Less Energy, Longer Usage

The advent of CFLs brings wonderful energy efficiency for the consumer. According to the Energy Star website (a US Environmental Protection Agency and US Department of Energy program.) “ENERGY STAR qualified CFLs use up to 75 percent less energy (electricity) than incandescent light bulbs, last up to 10 times longer, cost little up front, and provide a quick return on investment.”

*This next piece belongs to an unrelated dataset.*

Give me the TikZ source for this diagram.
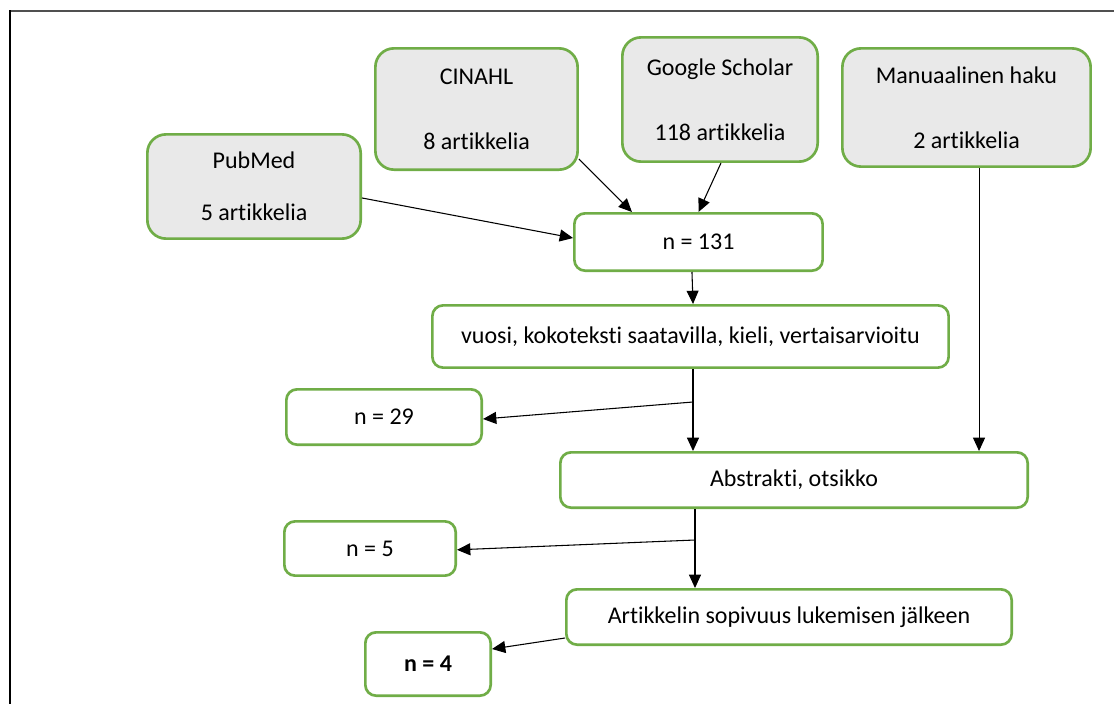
\documentclass[tikz,border=0pt]{standalone}
\usepackage{fontspec}
\setmainfont{Carlito}[Ligatures=NoCommon]
\usetikzlibrary{arrows.meta}
\definecolor{bgreen}{HTML}{70AD47}
\definecolor{boxgray}{HTML}{E9E9E9}
\definecolor{framegray}{HTML}{505050}
\tikzset{
  box/.style={draw=bgreen, line width=2pt, align=center, inner sep=0pt, text=black,
    font=\fontsize{18}{22}\selectfont},
  srcbox/.style={box, fill=boxgray, rounded corners=14pt},
  stepbox/.style={box, fill=white, rounded corners=8pt},
  conn/.style={line width=0.8pt, draw=black, -{Triangle[length=10pt,width=9pt]}},
  framel/.style={line width=1.5pt}
}
\begin{document}
\begin{tikzpicture}[x=0.75pt,y=-0.75pt]
\useasboundingbox (0,0) rectangle (1114,704);
% frame
\draw[framel, framegray] (9,10.5) -- (1114,10.5);
\draw[framel, black] (10,10) -- (10,704);
% source boxes
\node[srcbox, minimum width=160pt, minimum height=78.2pt] (pubmed) at (254,186.5) {PubMed\\[17pt]5 artikkelia};
\node[srcbox, minimum width=151.7pt, minimum height=91pt] (cinahl) at (476.5,109) {CINAHL\\[27pt]8 artikkelia};
\node[srcbox, minimum width=146.5pt, minimum height=93.2pt] (gs) at (720,99.5) {Google Scholar\\[27pt]118 artikkelia};
\node[srcbox, minimum width=186.2pt, minimum height=88.7pt] (manual) at (966.5,107.5) {Manuaalinen haku\\[27pt]2 artikkelia};
% step boxes
\node[stepbox, minimum width=186.2pt, minimum height=43pt] (n131) at (698.5,242) {n = 131};
\node[stepbox, minimum width=387.2pt, minimum height=46.7pt] (vuosi) at (690.5,336.5) {vuosi, kokoteksti saatavilla, kieli, vertaisarvioitu};
\node[stepbox, minimum width=146.5pt, minimum height=41.5pt] (n29) at (384,417) {n = 29};
\node[stepbox, minimum width=350.5pt, minimum height=41.5pt] (abstr) at (794,480) {Abstrakti, otsikko};
\node[stepbox, minimum width=128.5pt, minimum height=40.7pt] (n5) at (370,548.5) {n = 5};
\node[stepbox, minimum width=334pt, minimum height=41.5pt] (artik) at (789,617) {Artikkelin sopivuus lukemisen jälkeen};
\node[stepbox, minimum width=94pt, minimum height=47.5pt] (n4) at (428,664) {\textbf{n = 4}};
% connectors
\draw[conn] ([yshift=-8.6pt]pubmed.east) -- ([yshift=3pt]n131.west);
\draw[conn] ([yshift=-37.5pt]cinahl.east) -- ([xshift=-49.9pt]n131.north);
\draw[conn] ([xshift=0.75pt]gs.south) -- (n131.north);
\draw[conn] ([xshift=9.4pt]manual.south) -- ([xshift=9.4pt]manual.south |- abstr.north);
\draw[conn] ([xshift=-4.9pt]n131.south) -- ([xshift=1.9pt]vuosi.north);
\coordinate (b1) at (693,402);
\draw[conn] (b1 |- vuosi.south) -- (b1 |- abstr.north);
\draw[conn] (b1) -- ([yshift=-1.5pt]n29.east);
\coordinate (b2) at (695,540);
\draw[conn] (b2 |- abstr.south) -- (b2 |- artik.north);
\draw[conn] (b2) -- ([yshift=-1pt]n5.east);
\draw[conn] ([yshift=-15.75pt]artik.west) -- ([yshift=11.25pt]n4.east);
\end{tikzpicture}
\end{document}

Additionally, the CFL bulbs emit far fewer mercury emissions ( known to damage our environment) than the traditional incandescent bulbs. When in use, an incandescent bulb emits approximately 5.5 mg. of mercury. The CFL emits only1.2 mg. Now this is all terrific, energy savings AND helping to eliminate greenhouse gases…the problem begins when you try to dispose of the used bulb.

Disposal Issues

When CFLs are disposed, the mercury in them is released into the environment in the form of a gas. Mercury is not released if the bulb remains intact/unbroken. The amount of mercury in an individual bulb is negligible, but when multiplied by millions of households it bears consideration. In recent years, manufacturers have reduced the amount of mercury substantially. The average mercury content in CFLs has dropped at least 20 percent in the past few years. When CFLs were first introduced on the market, recycling options were readily available. Now that the mercury levels have decreased, vendors that previously offered recycling stopped offering that service. If you are using CFLs and need to find a recycling facility in your area, a quick search on Earth911 will help you find a local facility. There is also the consideration that CFLs may someday be replaced by LED lighting.


LED Lighting

LED lighting has expanded usage in the market, but may not replace CFLs in the foreseeable future. Many of the LED applications, started as indicator lights and later were frequently used in digital clocks. While LEDs have the advantage over CFLs that they do not contain mercury, they may contain other hazardous metals such as lead and arsenic. Also, their popularity for household lighting is limited because of high cost compared to the CFLs. However, with increased expansion in the marketplace, and consumer demand, prices of LEDs will probably decline. With improved technology, and the benefits that they provide, LED bulbs could very well soon become choice for economical, green lighting.